Additionally, she has worked extensively on the development of nutrition education tools as the Leadership and Education in Neurodevelopmental Disabilities (LEND) trainee at the Child Development and Rehabilitation Center (CDRC) at OHSU, Research Dietitian at Children’s Hospital Colorado, Clinical Dietitian in Oncology at the University of Colorado and as an adjunct professor at the University of Northern Colorado.
Board Member — Dr. Virginia Feldman
Dr. Virginia Feldman was most recently a locum pediatrician at Kaiser Permanente in Portland, Oregon, where she was a Staff Pediatrician (1975-2004). During this period, she served as Chief of Pediatrics (1989-1997), Director of the Adolescent Health Program (1986-2004), Director of the Child Abuse Assessment Center (1976-1997), and the founding member of the Kaiser Bioethics Committee (1985-2004). She is currently an adjunct professor of pediatrics at the Oregon Health and Science University (OHSU). Dr. Feldman received her undergraduate and medical degrees at the University of Michigan and is board-certified in pediatrics.

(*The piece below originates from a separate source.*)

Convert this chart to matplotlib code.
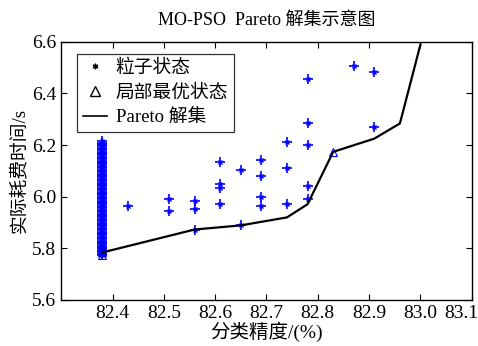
import matplotlib.pyplot as plt
from matplotlib.lines import Line2D
from matplotlib.transforms import ScaledTranslation

plt.rcParams['font.family'] = ['Liberation Serif', 'Noto Sans CJK SC']
plt.rcParams['axes.unicode_minus'] = False

# particle states (scatter)
col_x = 82.38
col_y = [5.775, 5.78, 5.785, 5.79, 5.795, 5.80, 5.805, 5.81, 5.815, 5.82, 5.825,
         5.83, 5.835, 5.84, 5.845, 5.85, 5.855, 5.86, 5.865, 5.87, 5.875, 5.88,
         5.885, 5.89, 5.895, 5.90, 5.905, 5.91, 5.915, 5.92, 5.925, 5.93, 5.935,
         5.94, 5.945, 5.95, 5.955, 5.96, 5.965, 5.97, 5.975, 5.98, 5.985, 5.99,
         5.995, 6.00, 6.005, 6.01, 6.015, 6.02, 6.025, 6.03, 6.035, 6.04, 6.045,
         6.05, 6.055, 6.06, 6.065, 6.07, 6.075, 6.08, 6.085, 6.09, 6.095, 6.10,
         6.105, 6.11, 6.115, 6.12, 6.125, 6.13, 6.135, 6.14, 6.145, 6.15, 6.155,
         6.16, 6.165, 6.17, 6.175, 6.18, 6.185, 6.19, 6.195, 6.20, 6.205, 6.21,
         6.215]
pts_x = [82.43, 82.51, 82.51, 82.56, 82.56, 82.56, 82.61, 82.61, 82.61, 82.61,
         82.65, 82.65, 82.69, 82.69, 82.69, 82.69, 82.74, 82.74, 82.74,
         82.78, 82.78, 82.78, 82.78, 82.78, 82.87, 82.91, 82.91]
pts_y = [5.963, 5.99, 5.944, 5.983, 5.952, 5.873, 6.135, 6.049, 6.034, 5.971,
         6.104, 5.889, 6.143, 6.08, 5.998, 5.963, 6.213, 6.112, 5.971,
         6.455, 6.284, 6.202, 6.041, 5.99, 6.506, 6.483, 6.272]

# local best states
best_x = [82.38, 82.38, 82.38, 82.38, 82.38, 82.83]
best_y = [5.775, 5.785, 5.795, 5.805, 5.815, 6.174]

# pareto front
pareto_x = [82.38, 82.56, 82.65, 82.74, 82.78, 82.83, 82.91, 82.96, 83.00]
pareto_y = [5.784, 5.873, 5.889, 5.92, 5.971, 6.174, 6.225, 6.284, 6.59]

fig = plt.figure(figsize=(4.78, 3.46), dpi=100)
ax = fig.add_axes([0.128, 0.133, 0.859, 0.746])

all_x = [col_x] * len(col_y) + pts_x
all_y = col_y + pts_y
ax.plot(all_x, all_y, linestyle='none', marker='+', color='blue', markersize=7, mew=1.2)
ax.plot(all_x, all_y, linestyle='none', marker='x', color='blue', markersize=3.5, mew=1.0)
ax.plot(best_x, best_y, linestyle='none', marker='^', mfc='none', mec='blue', markersize=6, mew=0.8)
ax.plot(pareto_x, pareto_y, color='black', linewidth=1.6)

ax.set_xlim(82.3, 83.1)
ax.set_ylim(5.6, 6.6)
ax.set_xticks([82.4, 82.5, 82.6, 82.7, 82.8, 82.9, 83.0, 83.1])
ax.set_xticklabels(['82.4', '82.5', '82.6', '82.7', '82.8', '82.9', '83.0', '83.1'])
ax.set_yticks([5.6, 5.8, 6.0, 6.2, 6.4, 6.6])
ax.set_yticklabels(['5.6', '5.8', '6.0', '6.2', '6.4', '6.6'])
ax.tick_params(direction='in', top=True, right=True, labelsize=14, length=4, color='black')
for s in ax.spines.values():
    s.set_linewidth(1.0)

# last x label sits at the figure edge, nudge it in a little
last = ax.get_xticklabels()[-1]
last.set_transform(last.get_transform() + ScaledTranslation(-0.1, 0, fig.dpi_scale_trans))

ax.set_title('MO-PSO  Pareto 解集示意图', fontsize=13, pad=12)
ax.set_xlabel('分类精度/(%)', fontsize=14, labelpad=0)
ax.set_ylabel('实际耗费时间/s', fontsize=13.5, labelpad=3)

handles = [
    Line2D([], [], linestyle='none', marker=(6, 2, 0), color='black', markersize=4),
    Line2D([], [], linestyle='none', marker='^', mfc='none', mec='black', markersize=7),
    Line2D([], [], color='black', linewidth=1.2),
]
labels = ['粒子状态', '局部最优状态', 'Pareto 解集']
leg = ax.legend(handles, labels, loc='upper left', bbox_to_anchor=(0.039, 0.953),
                fontsize=13.5, frameon=True, fancybox=False, borderpad=0.3,
                labelspacing=0.4, handlelength=1.3, handletextpad=0.45, borderaxespad=0)
leg.get_frame().set_edgecolor('black')
leg.get_frame().set_linewidth(0.9)

fig.savefig('out.png', dpi=100)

Dr. Feldman volunteers as a pediatrician at the Essential Health Clinic and the Wallace Medical Concern in Oregon and for the Amigos De Las Americas National Health and Safety Committee. Dr. Feldman has worked in Liberia, El Salvador, and Ecuador and in many parts of India, including Maharashtra, Delhi, Kerala. She has led medical teams providing care in Andhra Pradesh, India.
Dr. Feldman’s clinical research includes studies on smoking and pregnancy (Kaiser Research Center, 1985); domestic violence prevention in health maintenance organizations (HMOs) (Kaiser Research Center, 1998-2000); medical and mental health of sex workers and their children (Andhra Pradesh, India, 2006); social issues of temple prostitutes (Nandyal, India, 2006); cardiovascular health and diabetes (Muthyalapadu, Andhra Pradesh, India, 2008); training foreign community health workers in the US (Portland, OR, 2008); and prostitution rescue rates after modified microfinance loans (Andhra Pradesh, India, 2009).